# EXERCISE
Do not repeat pictures. Repeat exactly the lines of the listing below from its first line through the line with "import numpy as np".

# DATASET SECTION
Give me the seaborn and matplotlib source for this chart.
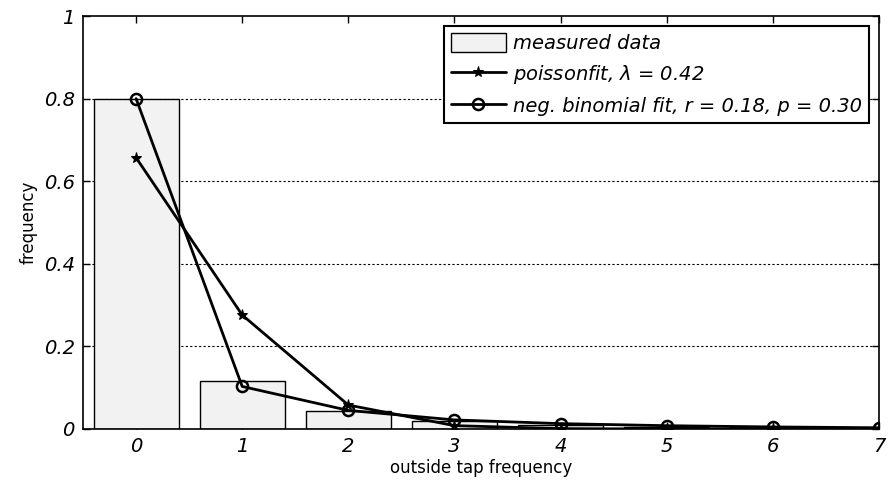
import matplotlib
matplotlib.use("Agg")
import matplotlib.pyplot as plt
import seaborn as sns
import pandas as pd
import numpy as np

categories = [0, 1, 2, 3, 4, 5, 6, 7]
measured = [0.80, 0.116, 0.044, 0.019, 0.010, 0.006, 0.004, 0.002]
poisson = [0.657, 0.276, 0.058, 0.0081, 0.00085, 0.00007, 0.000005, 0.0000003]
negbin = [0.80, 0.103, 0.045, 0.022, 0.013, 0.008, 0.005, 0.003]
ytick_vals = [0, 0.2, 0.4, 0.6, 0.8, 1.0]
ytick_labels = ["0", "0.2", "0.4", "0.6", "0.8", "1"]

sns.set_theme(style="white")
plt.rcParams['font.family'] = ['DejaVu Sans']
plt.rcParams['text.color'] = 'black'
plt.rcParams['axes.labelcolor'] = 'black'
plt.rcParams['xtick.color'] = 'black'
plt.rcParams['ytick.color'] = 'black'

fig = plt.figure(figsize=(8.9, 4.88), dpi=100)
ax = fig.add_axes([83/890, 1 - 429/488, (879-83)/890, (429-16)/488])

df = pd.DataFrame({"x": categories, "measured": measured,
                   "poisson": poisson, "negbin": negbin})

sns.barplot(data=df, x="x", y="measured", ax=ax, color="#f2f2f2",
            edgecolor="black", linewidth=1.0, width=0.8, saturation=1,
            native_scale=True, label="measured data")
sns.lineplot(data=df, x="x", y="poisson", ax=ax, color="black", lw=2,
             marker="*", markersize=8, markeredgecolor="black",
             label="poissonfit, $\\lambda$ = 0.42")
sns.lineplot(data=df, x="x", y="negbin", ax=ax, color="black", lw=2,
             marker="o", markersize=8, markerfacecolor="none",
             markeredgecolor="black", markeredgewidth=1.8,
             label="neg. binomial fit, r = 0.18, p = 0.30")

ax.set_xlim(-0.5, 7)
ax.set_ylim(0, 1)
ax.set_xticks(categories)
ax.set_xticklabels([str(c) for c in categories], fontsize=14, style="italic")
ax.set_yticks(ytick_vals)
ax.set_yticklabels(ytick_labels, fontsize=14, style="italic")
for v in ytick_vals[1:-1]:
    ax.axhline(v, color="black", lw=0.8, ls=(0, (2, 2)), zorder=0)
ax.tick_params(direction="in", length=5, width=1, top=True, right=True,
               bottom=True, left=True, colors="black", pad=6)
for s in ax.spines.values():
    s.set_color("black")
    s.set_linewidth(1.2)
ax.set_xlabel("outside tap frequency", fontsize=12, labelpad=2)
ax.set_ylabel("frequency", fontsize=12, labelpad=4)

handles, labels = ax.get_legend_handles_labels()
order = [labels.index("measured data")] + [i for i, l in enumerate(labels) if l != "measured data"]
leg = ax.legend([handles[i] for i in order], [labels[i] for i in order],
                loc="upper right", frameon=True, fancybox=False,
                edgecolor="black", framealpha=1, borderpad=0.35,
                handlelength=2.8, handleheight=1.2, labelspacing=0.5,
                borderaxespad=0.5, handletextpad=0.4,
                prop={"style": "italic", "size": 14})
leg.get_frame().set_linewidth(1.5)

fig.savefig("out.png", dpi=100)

# COMPLETED TASK
Give me the seaborn and matplotlib source for this chart.
import matplotlib
matplotlib.use("Agg")
import matplotlib.pyplot as plt
import seaborn as sns
import pandas as pd
import numpy as np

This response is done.